Johnson believes that luxury all-inclusives such as Sandals, have helped slow the dominance of cruise ships. “The repeat rate on all- inclusives–those that are well managed, strong brands–is much higher than the repeat rate on traditional hotel vacations. That’s telling us something and we have to pay attention.”
Challenges and opportunities
Competition in the region has also been heating up. When it comes to the prospects of a fully liberalized Cuba, Johnson takes a philosophical approach. “The things you do not control, or cannot control, are the things you should worry less about,” he says. “We can control delivering an exceptional service, attracting fresh investment to develop new product experiences and lowering our costs, so as to attract investment.”
Johnson sees Cuba driving the demand to the north of the region, further strengthening The Bahamas’ position, particularly with the cruise ship industry. “If more ships positioned themselves closer to Cuba–which they would love to do because it saves fuel, their largest uncontrollable cost–then Cuba and The Bahamas is a great combination,” says Johnson. “That’s where cruise tourism started. We can benefit
from Cuba. We have been benefiting from Cuba.”

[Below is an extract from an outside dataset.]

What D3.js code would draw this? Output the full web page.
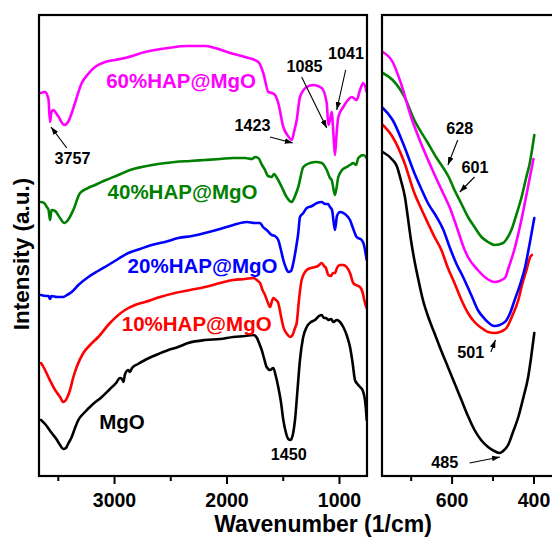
<!DOCTYPE html>
<html><head><meta charset="utf-8">
<script src="https://cdn.jsdelivr.net/npm/d3@7/dist/d3.min.js"></script>
<style>body{margin:0;background:#fff}svg{display:block}</style>
</head><body>
<svg id="chart" width="552" height="537"></svg>
<script>
// ---------------- DATA ----------------
const seriesNames = ["MgO", "10%HAP@MgO", "20%HAP@MgO", "40%HAP@MgO", "60%HAP@MgO"];
const leftMajorTicks = [3000, 2000, 1000];
const leftMinorTicks = [3500, 2500, 1500];
const rightMajorTicks = [600, 400];
const rightMinorTicks = [700, 500];

// [wavenumber, intensity (a.u.)]
const mgoLeft = [[3649,56],[3613,52],[3554,43],[3507,36],[3480,31],[3451,27],[3427,28],[3409,32],[3376,39],[3347,48],[3317,56],[3258,64],[3196,71],[3109,79],[3036,87],[2982,93],[2947,98],[2929,97],[2917,94],[2902,102],[2873,106],[2858,104],[2840,108],[2787,112],[2724,116],[2627,121],[2517,126],[2431,129],[2340,133],[2191,136],[2058,137],[1940,139],[1836,140],[1762,141],[1729,138],[1707,132],[1687,126],[1667,118],[1643,109],[1613,106],[1584,108],[1564,101],[1540,89],[1516,74],[1495,56],[1471,43],[1451,37],[1431,36],[1409,42],[1391,56],[1369,86],[1347,116],[1320,138],[1287,149],[1249,154],[1213,156],[1178,160],[1154,161],[1133,158],[1116,158],[1095,156],[1071,157],[1049,154],[1020,156],[991,154],[962,149],[929,140],[902,129],[880,114],[858,96],[836,92],[813,89],[791,86],[769,76],[760,66],[754,56]];
const hap10Left = [[3649,113],[3622,108],[3584,99],[3524,86],[3480,79],[3451,74],[3418,78],[3391,86],[3364,98],[3332,109],[3273,123],[3213,131],[3140,139],[3036,153],[2902,166],[2813,171],[2724,174],[2591,179],[2458,183],[2324,186],[2191,189],[2058,193],[1940,196],[1836,197],[1762,198],[1720,195],[1702,193],[1680,186],[1658,181],[1631,173],[1613,169],[1598,174],[1584,178],[1560,176],[1540,173],[1516,160],[1495,149],[1462,142],[1436,139],[1413,141],[1391,148],[1376,153],[1356,176],[1332,196],[1287,206],[1249,208],[1213,209],[1187,210],[1154,213],[1133,210],[1116,208],[1095,201],[1071,200],[1053,203],[1036,203],[1018,208],[991,211],[964,211],[932,209],[902,203],[873,193],[849,191],[813,189],[791,184],[769,173],[754,168]];
const hap20Left = [[3649,181],[3604,180],[3582,180],[3569,177],[3556,180],[3507,179],[3451,179],[3418,181],[3376,184],[3317,191],[3228,199],[3142,205],[3051,211],[2964,217],[2873,223],[2769,227],[2665,231],[2547,234],[2428,238],[2307,240],[2191,243],[2058,247],[1940,251],[1820,254],[1747,253],[1702,253],[1676,249],[1643,246],[1598,241],[1569,240],[1540,236],[1516,226],[1495,216],[1471,208],[1451,204],[1427,205],[1406,213],[1382,228],[1362,243],[1347,259],[1317,263],[1287,268],[1240,270],[1196,273],[1154,274],[1124,272],[1098,272],[1080,269],[1062,266],[1036,246],[1018,260],[991,264],[947,262],[902,256],[876,248],[843,239],[798,236],[778,231],[754,216]];
const hap40Left = [[3649,274],[3622,273],[3598,269],[3582,266],[3569,256],[3556,266],[3524,265],[3480,258],[3442,253],[3409,256],[3362,266],[3302,283],[3231,288],[3169,291],[3071,296],[2962,301],[2858,306],[2754,309],[2609,312],[2458,314],[2324,315],[2191,316],[2058,317],[1940,318],[1836,318],[1773,317],[1747,319],[1717,318],[1684,311],[1658,306],[1631,300],[1598,299],[1578,302],[1551,298],[1509,289],[1471,280],[1420,274],[1391,280],[1362,289],[1317,309],[1258,313],[1204,314],[1154,313],[1109,306],[1080,298],[1065,296],[1036,281],[1006,299],[973,306],[932,309],[902,311],[873,313],[849,311],[828,318],[784,321],[754,318]];
const hap60Left = [[3649,383],[3613,384],[3591,380],[3582,376],[3569,354],[3556,364],[3542,366],[3498,360],[3442,351],[3409,354],[3373,364],[3347,373],[3287,393],[3231,402],[3169,409],[3080,414],[2991,416],[2902,418],[2724,424],[2520,428],[2354,430],[2191,430],[2102,428],[1969,423],[1836,419],[1717,414],[1673,403],[1628,384],[1596,383],[1569,381],[1540,373],[1495,349],[1453,340],[1420,336],[1400,344],[1376,356],[1347,379],[1287,389],[1228,391],[1154,388],[1109,373],[1095,351],[1080,356],[1065,364],[1049,341],[1036,321],[1022,341],[1006,359],[962,369],[920,376],[887,379],[843,376],[813,386],[784,393],[754,384]];

const mgoRight = [[768,324],[744,316],[734,310],[724,296],[714,279],[707,259],[700,238],[691,216],[681,196],[670,176],[657,159],[642,143],[626,126],[609,109],[592,92],[576,76],[560,60],[544,46],[528,36],[511,29],[496,25],[482,23],[474,25],[462,31],[450,44],[437,59],[425,78],[413,99],[406,118],[398,143]];
const hap10Right = [[768,351],[744,339],[715,313],[691,283],[675,268],[658,253],[643,240],[625,226],[609,208],[593,193],[577,177],[560,163],[544,154],[527,148],[511,144],[495,143],[482,144],[466,148],[452,160],[437,176],[428,191],[417,206],[408,219],[404,221]];
const hap20Right = [[768,368],[744,356],[715,329],[691,303],[675,288],[658,273],[638,260],[620,246],[604,228],[588,212],[572,199],[552,181],[536,166],[519,157],[495,150],[470,154],[457,163],[446,176],[433,191],[421,208],[409,233],[398,258]];
const hap40Right = [[768,403],[744,396],[715,379],[691,356],[658,333],[638,319],[617,306],[607,299],[593,286],[577,273],[560,259],[544,249],[527,239],[511,234],[495,231],[474,233],[464,238],[454,246],[442,261],[429,279],[418,298],[409,313],[398,341]];
const hap60Right = [[768,424],[744,414],[724,393],[699,359],[675,333],[650,309],[621,283],[605,269],[585,246],[568,226],[560,219],[536,206],[516,198],[495,194],[470,198],[461,208],[447,226],[428,259],[413,290],[400,317]];

// ---------------- LAYOUT ----------------
const plotTop = 15, plotBottom = 476;
const L = {x0: 39, x1: 367};
const R = {x0: 382, x1: 556};
const colors = ["#000000", "#ff0000", "#0000ff", "#008000", "#ff00ff"];
const leftSeries = [mgoLeft, hap10Left, hap20Left, hap40Left, hap60Left];
const rightSeries = [mgoRight, hap10Right, hap20Right, hap40Right, hap60Right];

const svg = d3.select("#chart");
const font = "'Liberation Sans', Arial, Helvetica, sans-serif";

const xL = d3.scaleLinear().domain([3667, 751]).range([L.x0, L.x1]);
const xR = d3.scaleLinear().domain([770, 345]).range([R.x0, R.x1]);
const y = d3.scaleLinear().domain([0, 461]).range([plotBottom, plotTop]);

const defs = svg.append("defs");
defs.append("marker")
  .attr("id", "arr").attr("viewBox", "0 0 10 10").attr("refX", 10).attr("refY", 5)
  .attr("markerWidth", 8).attr("markerHeight", 8).attr("markerUnits", "userSpaceOnUse")
  .attr("orient", "auto")
  .append("path").attr("d", "M0,1.5L10,5L0,8.5Z").attr("fill", "#000");
defs.append("clipPath").attr("id", "clipL").append("rect")
  .attr("x", L.x0).attr("y", plotTop).attr("width", L.x1 - L.x0).attr("height", plotBottom - plotTop);
defs.append("clipPath").attr("id", "clipR").append("rect")
  .attr("x", R.x0).attr("y", plotTop).attr("width", R.x1 - R.x0).attr("height", plotBottom - plotTop);

function drawPanel(x, series, clipId, major, minor, p) {
  const line = d3.line().x(d => x(d[0])).y(d => y(d[1])).curve(d3.curveMonotoneX);
  const g = svg.append("g").attr("clip-path", `url(#${clipId})`);
  series.forEach((s, i) => {
    g.append("path").datum(s).attr("d", line)
      .attr("fill", "none").attr("stroke", colors[i]).attr("stroke-width", 2.6)
      .attr("stroke-linejoin", "round").attr("stroke-linecap", "round");
  });
  const gmin = svg.append("g").attr("transform", `translate(0,${plotBottom})`)
    .call(d3.axisBottom(x).tickValues(minor).tickSize(5).tickFormat(""));
  gmin.select(".domain").remove();
  gmin.selectAll("line").attr("stroke-width", 2);
  const gmaj = svg.append("g").attr("transform", `translate(0,${plotBottom})`)
    .call(d3.axisBottom(x).tickValues(major).tickSize(8).tickPadding(9).tickFormat(d3.format("d")));
  gmaj.select(".domain").remove();
  gmaj.selectAll("line").attr("stroke-width", 2);
  gmaj.selectAll("text").attr("font-family", font).attr("font-size", 19.5)
    .attr("font-weight", "bold").attr("fill", "#000");
  svg.append("rect").attr("x", p.x0).attr("y", plotTop).attr("width", p.x1 - p.x0)
    .attr("height", plotBottom - plotTop).attr("fill", "none").attr("stroke", "#000").attr("stroke-width", 2.2);
}
drawPanel(xL, leftSeries, "clipL", leftMajorTicks, leftMinorTicks, L);
drawPanel(xR, rightSeries, "clipR", rightMajorTicks, rightMinorTicks, R);

const seriesLabelPos = [[2929, 47], [2265, 145], [2213, 203], [2391, 277], [2404, 388]];
seriesNames.forEach((n, i) => {
  svg.append("text").attr("x", xL(seriesLabelPos[i][0])).attr("y", y(seriesLabelPos[i][1]))
    .attr("text-anchor", "middle").attr("font-family", font).attr("font-weight", "bold")
    .attr("font-size", 20.5).attr("fill", colors[i]).text(n);
});

function ann(x, label, lx, ly, from, to) {
  svg.append("text").attr("x", x(lx)).attr("y", y(ly)).attr("text-anchor", "middle")
    .attr("font-family", font).attr("font-weight", "bold").attr("font-size", 16.2)
    .attr("fill", "#000").text(label);
  if (from) {
    svg.append("line").attr("x1", x(from[0])).attr("y1", y(from[1]))
      .attr("x2", x(to[0])).attr("y2", y(to[1])).attr("stroke", "#000")
      .attr("stroke-width", 1.1).attr("marker-end", "url(#arr)");
  }
}
ann(xL, "3757", 3369, 312, [3420, 328], [3560, 349]);
ann(xL, "1450", 1446, 16, null, null);
ann(xL, "1423", 1769, 345, [1613, 339], [1411, 333]);
ann(xL, "1085", 1307, 404, [1332, 399], [1109, 348]);
ann(xL, "1041", 938, 417, [941, 406], [1020, 366]);
ann(xR, "628", 580, 342, [585, 336], [609, 311]);
ann(xR, "601", 543, 303, [544, 299], [580, 284]);
ann(xR, "501", 553, 118, [504, 124], [493, 136]);
ann(xR, "485", 617, 8, [556, 13], [482, 19]);

svg.append("text").attr("x", 323).attr("y", 531.5).attr("text-anchor", "middle")
  .attr("font-family", font).attr("font-weight", "bold").attr("font-size", 23)
  .text("Wavenumber (1/cm)");
svg.append("text").attr("transform", "translate(29,254) rotate(-90)").attr("text-anchor", "middle")
  .attr("font-family", font).attr("font-weight", "bold").attr("font-size", 22.5)
  .text("Intensity (a.u.)");
</script>
</body></html>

Pointing to Cuba’s ability to attract the Russian market, Johnson says the Ministry would love to woo visiting Russians from Havana to The Bahamas, if only for a week.
The MOT’s budget is just under $90 million. Almost 45 per cent of that is spent on direct marketing. The focus of the campaigns, says Johnson, is on the Family Islands, reinventing Grand Bahama, making it more competitive, and then sustaining Nassau and Paradise Island. “The Ministry’s goal is to chart a sustainable future of growth and development for the Family Island tourism product,” he says. “It’s the true future of the country in many ways, economically and socially.”
The MOT spends the most in the US, which is also the market with the lowest cost to visitor ratio. In Europe, The Bahamas invests the most to land a visitor, with the UK being the most favourable country. Although the European market is “weak,” the Ministry views its advertising efforts as “priming the pump for a return.” In Latin America, marketing costs are competitive although higher than Canada, says Johnson.
In conclusion, Johnson says that there are two dynamics driving The Bahamas’ future tourism strategy: luxury all-inclusives and the realization that a much larger proportion of the world’s wealth is further away and outside of the US. To that end, the MOT is cognizant of the need to relax visa requirements that deter visitors from travelling here. “Mexico has shown that one can take chances in liberalizing visa requirements and eliminating them for many foreign countries and the results have been huge gains,” says Johnson. “Although we are pursuing it, we haven’t found a way to facilitate ease of access to The Bahamas.” The success of The Bahamas, he says, lies in the nation’s ability to adapt to these challenges.